News

Carlo Rizzi and Madam Butterfly

10 August 2021

Welsh National Opera returns to the stage in Autumn 2021 and what better way than with a new production of Madam Butterfly? Our creative and artistic teams are busy building, making and rehearsing the production and we are all looking forward to returning to what we do best - performing live opera.

WNO Conductor Laureate Carlo Rizzi knows Puccini’s tragic opera well. Here he shares with us what it means to him to work on one of the composer’s greatest operas.

I have conducted Madam Butterfly many times in my life and will never tire of doing so. Why? Because the way that Puccini paints Butterfly with his musical strokes is so honest, unequivocal and clear that it will always feel modern and relevant to me.  In the many different productions that I have conducted every stage director has underlined this or that particular aspect of Butterfly’s personality: the young girl looking up to the ‘saviour’ Pinkerton, the abandoned woman and single mother, the shameful person that kills herself because she could not keep ‘honour’ in her life.

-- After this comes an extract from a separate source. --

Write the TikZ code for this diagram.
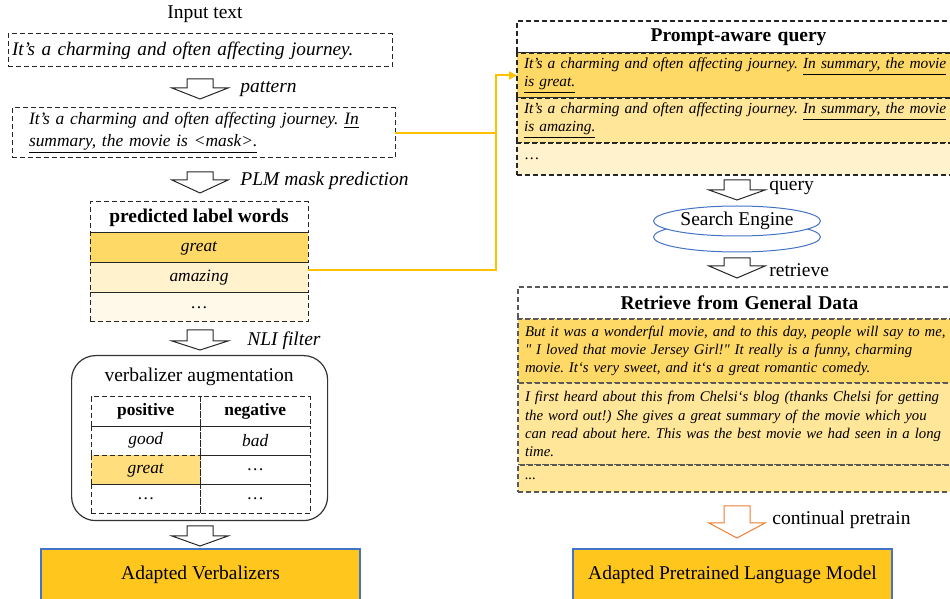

Already in these three aspects of Cio-Cio-San’s character, we can see how real and relatable the themes of this drama are and how much they might particularly speak to each new generation of opera-goer.

But I would like to share with you why, as a musician, I find this opera so emotionally powerful and satisfying. The truth is that everything that we have ever seen underlined in any production is already there, given to us firstly through the music. Consider the heartbreaking, simple phrase of the first act duet, with just a violin solo and a few instruments accompanying, that introduce the words of Butterfly ‘Vogliatemi bene, un bene piccolino, un bene da bambino’ (Love me with a small love, like you love a child): this is a Butterfly who, though afraid to let herself go, gives herself entirely to Pinkerton. There can be no doubt, as we listen to this music, that for her this is true love and that in total trust, she is committing everything.

Then, moving forward to the second act, when she storms out and returns with the child, screaming at the Consul ‘e questo? E questo? Questo potrà forse scordarlo?’ (and this one? And this one? Perhaps he will also forget his son?), Puccini does not choose convoluted harmonies that might well describe the suffering of a mother but gives us, instead, a strong arpeggio in C major with trumpets and the rest of the orchestra. This is the music of challenge, it is assertive music, portraying a woman who will take a stand against everybody, proudly showing the fruit of the love of the first act.

And, in the third act, I always feel a chill in my spine when I conduct the words of Butterfly to Kate Pinkerton ‘A lui lo potrò dare, se lo verrà a cercare’ (I will give the child to him but only if he will come to look for him). She will not give her child to the woman that has entered her world without having been invited and she firmly pushes her away. Butterfly’s singing here is underlined by heavy chords that speak of a march to execution. Puccini signals that she has understood that the only way to offer a better life to her child is to disappear. It is the proud love of a mother, not the shame of abandonment that leads her to kill herself. All this is in the musical score. This is artistry of music that tells stories and reveals characters; this is the magic of Puccini that I hope to share with you.